The Turkey Company (1581-1825)
5 minutes • 894 words
99 The fee for admission into the Turkey Company was formerly:
- £25 for all persons under 26 years old, and
- £50 for all persons above 26 years old.
Only mere merchants could be admitted.
This restriction excluded all shop-keepers and retailers.
By a bylaw, British manufactures could be exported to Turkey only on the company’s ships.
- Those ships always sailed from the expensive port of London.
- This restriction confined the trade to London and its traders.
By another bylaw, the following could not be admitted as a member:
- persons living within 20 miles of London, and
- persons not free of the city.
These 2 restrictions excluded all but the freemen of London.
- The time for the loading and sailing of those ships depended on the directors.
- They could easily fill them with the goods of their own and their friends.
- Others were excluded as making their proposals too late.
This company was a strict and oppressive monopoly.
- Those abuses created the act of the 26th of George 2nd chapter 18.
It reduced the admission fee to £20 for all persons without:
- any age distinction, and
- any restriction to mere merchants or freemen of London.
It granted to all such persons the liberty of:
- exporting permitted British goods from all British ports to any Turkish port,
- importing all permitted Turkish goods from Turkey after:
- paying general customs duties,
- paying the particular duties for defraying the company’s costs, and
- submitting to:
- the authority of the British ambassador and consuls in Turkey, and
- the company’s bylaws.
To prevent any oppression by those bylaws, the same act ordained that if 7 company members were aggrieved by any bylaw enacted after this act was passed:
- they can appeal to the Board of Trade and Plantations (now a privy council) provided such appeal was brought within 12 months after the bylaw was enacted, and
- they can bring a like appeal, provided it was within 12 months after the day this act was to take place.
One year may not always be enough to reveal the pernicious tendency of a bylaw to all the members of a big company.
If they discover it, the Board of Trade and the committee of council cannot give them any redress.
The object of most of the bylaws of all regulated companies and all other corporations, is not so much to oppress existing members. Its object is more to discourage others from becoming members. This may be done through:
- a high admission fee and
- many other contrivances.
The constant view of such companies is always:
- to raise their own profit rate as high as they can, and
- to keep the market as understocked with goods as much as possible.
These can only be done:
- by restraining the competition, or
- by discouraging new adventurers from entering the trade.
A fee even of £20 might be insufficient to discourage anyone from entering the Turkey trade with an intention to continue in it. It might be enough to discourage a speculative merchant.
In all trades, the regular established traders, even those not incorporated, naturally combine to raise profits.

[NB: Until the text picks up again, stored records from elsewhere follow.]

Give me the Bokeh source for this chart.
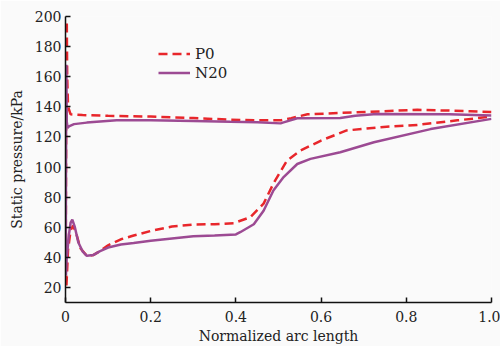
from bokeh.plotting import figure
from bokeh.models import Range1d, Legend, LegendItem
from bokeh.embed import file_html
from bokeh.resources import INLINE

# P0 loop: pressure side (trailing -> leading edge), stagnation spike, suction side
p0_x = [1.0, 0.95, 0.9, 0.826, 0.74, 0.65, 0.568, 0.53, 0.505, 0.45, 0.387, 0.3, 0.2, 0.1, 0.04, 0.012,
        0.006, 0.004, 0.003, 0.002, 0.0012, 0.0008, 0.002,
        0.006, 0.012, 0.018, 0.025, 0.035, 0.05, 0.065, 0.08, 0.1, 0.13, 0.16, 0.2, 0.25, 0.3, 0.35,
        0.395, 0.434, 0.465, 0.488, 0.52, 0.552, 0.6, 0.66, 0.74, 0.826, 0.92, 1.0]
p0_y = [136.5, 137, 137.5, 138, 137, 136, 135, 132.5, 131, 131, 131.5, 132.5, 133.5, 134, 134.5, 135,
        140, 160, 197, 150, 100, 60, 20,
        45, 58, 61, 56, 46, 41, 41.5, 44, 48, 52, 54.5, 57.5, 60.5, 61.8, 62,
        62.7, 66.7, 75.7, 89, 104.3, 111, 117.6, 124.3, 126.5, 128, 131, 133.5]

n20_x = [1.0, 0.9, 0.73, 0.68, 0.645, 0.544, 0.51, 0.505, 0.45, 0.387, 0.3, 0.2, 0.12, 0.05, 0.02, 0.008,
         0.005, 0.003, 0.002, 0.0012, 0.0008, 0.001,
         0.003, 0.008, 0.012, 0.016, 0.022, 0.03, 0.04, 0.05, 0.065, 0.08, 0.1, 0.13, 0.16, 0.2, 0.25,
         0.3, 0.35, 0.4, 0.41, 0.442, 0.465, 0.488, 0.512, 0.544, 0.575, 0.645, 0.724, 0.857, 1.0]
n20_y = [134.3, 135, 135.3, 134, 132.5, 132.4, 129.5, 129, 129.8, 130, 130.5, 131, 131, 129.5, 128.5, 127,
         126, 130, 168, 100, 60, 28,
         40, 55, 63, 65, 60, 50, 44, 41, 41.5, 44, 46.5, 48.5, 49.5, 51, 52.5,
         54, 54.5, 55.2, 56.7, 62, 71, 84.4, 93.3, 102, 105.4, 109.8, 116.5, 125.2, 132]

y_ticks = [20, 40, 60, 80, 100, 120, 140, 160, 180, 200]
x_ticks = [0, 0.2, 0.4, 0.6, 0.8, 1.0]
x_tick_labels = {0: "0", 0.2: "0.2", 0.4: "0.4", 0.6: "0.6", 0.8: "0.8", 1.0: "1.0"}

FONT = "DejaVu Serif"
BG = "#fafafa"

p = figure(width=500, height=346, output_backend="svg", toolbar_location=None,
           x_range=Range1d(0, 1.0), y_range=Range1d(10, 200),
           min_border_left=65, min_border_right=9, min_border_top=16, min_border_bottom=44,
           background_fill_color=BG, border_fill_color=BG, outline_line_color=None)
p.grid.visible = False

r1 = p.line(p0_x, p0_y, line_color="#e8262b", line_width=2.5, line_dash="9 5")
r2 = p.line(n20_x, n20_y, line_color="#9c4a93", line_width=2.5)

for ax in (p.xaxis[0], p.yaxis[0]):
    ax.axis_line_width = 1.5
    ax.axis_line_color = "#111111"
    ax.major_tick_in = 5
    ax.major_tick_out = 0
    ax.major_tick_line_width = 1.5
    ax.major_tick_line_color = "#111111"
    ax.minor_tick_line_color = None
    ax.major_label_text_font = FONT
    ax.major_label_text_font_size = "14px"
    ax.major_label_text_color = "#222222"
    ax.axis_label_text_font = FONT
    ax.axis_label_text_font_size = "14px"
    ax.axis_label_text_font_style = "normal"
    ax.axis_label_text_color = "#222222"

p.xaxis.ticker = x_ticks
p.xaxis.major_label_overrides = x_tick_labels
p.yaxis.ticker = y_ticks
p.xaxis.axis_label = "Normalized arc length"
p.yaxis.axis_label = "Static pressure/kPa"
p.xaxis.major_label_standoff = 8
p.xaxis.axis_label_standoff = 3
p.yaxis.major_label_standoff = 4
p.yaxis.axis_label_standoff = 7

legend = Legend(items=[LegendItem(label="P0", renderers=[r1]), LegendItem(label="N20", renderers=[r2])],
                location=(93, 220), padding=0, margin=0, spacing=0,
                glyph_width=32, glyph_height=19, label_height=19, label_standoff=5,
                label_text_font=FONT, label_text_font_size="15px", label_text_color="#222222",
                background_fill_alpha=0, border_line_color=None)
p.add_layout(legend)

open("out.html", "w").write(file_html(p, INLINE))
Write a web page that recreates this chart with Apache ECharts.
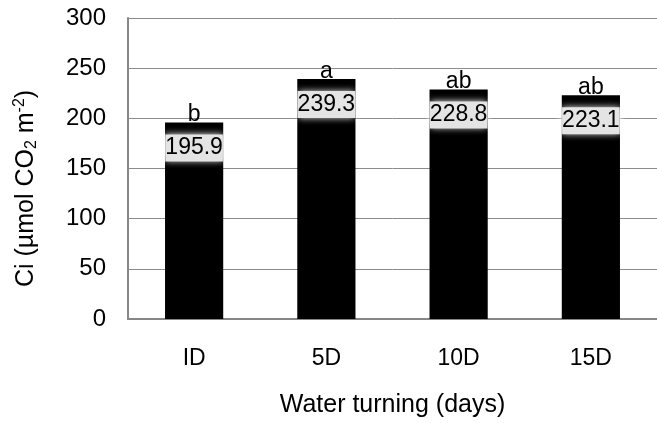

- Their profits are most likely to be kept down to their proper level at all times by speculative competition.
- The Turkey trade was somewhat laid open by this act.
- But it is still very far from being free.
The Turkey Company maintains 1 ambassador and 2-3 consuls.
- Those ministers should be maintained by the state like other public ministers.
- The trade should be laid open to all.
- The taxes levied by the Turkey company might afford a revenue to enable the state to maintain such ministers.
100 Sir Josiah Child observed that regulated companies frequently supported public ministers.
Those companies never maintained any forts or garrisons in the countries where they traded.
- On the other hand, joint stock companies frequently maintained forts.
In reality, private regulated companies seem more unfit for maintaining forts than joint stock companies.
- The executives of a regulated company have no interest in the prosperity of the company’s general trade which maintains such forts.
The decay of that general trade may even be advantageous to their own private trade. It would:
- lessen their competitors, and
- enable the executives to buy cheaper and sell dearer.
On the contrary, the executives of a joint stock company only have their share in the profits made on the common stock they manage.
- They have no private business which can interfere with the company’s general business.
Their private interest is connected with:
- the prosperity of the company’s general business, and
- the maintenance of the forts and garrisons necessary for its defence
They are more likely to have that continual and careful attention which that maintenance requires.
- The executives of a joint stock company always manage a large capital.
They may properly use part of this large capital in building, repairing, and maintaining such forts and garrisons.
But the executives of a private regulated company have no common capital to manage.
- They have no other fund to use for forts and garrisons other than the casual revenue from:
- the admission fees, and
- the corporation duties on the company’s business.
- They can seldom have the same ability as joint stock company to maintain such forts and garrisons.
The maintenance of a public minister requires no attention and only a moderate and limited expence.
- It is much more suitable for a private regulated company.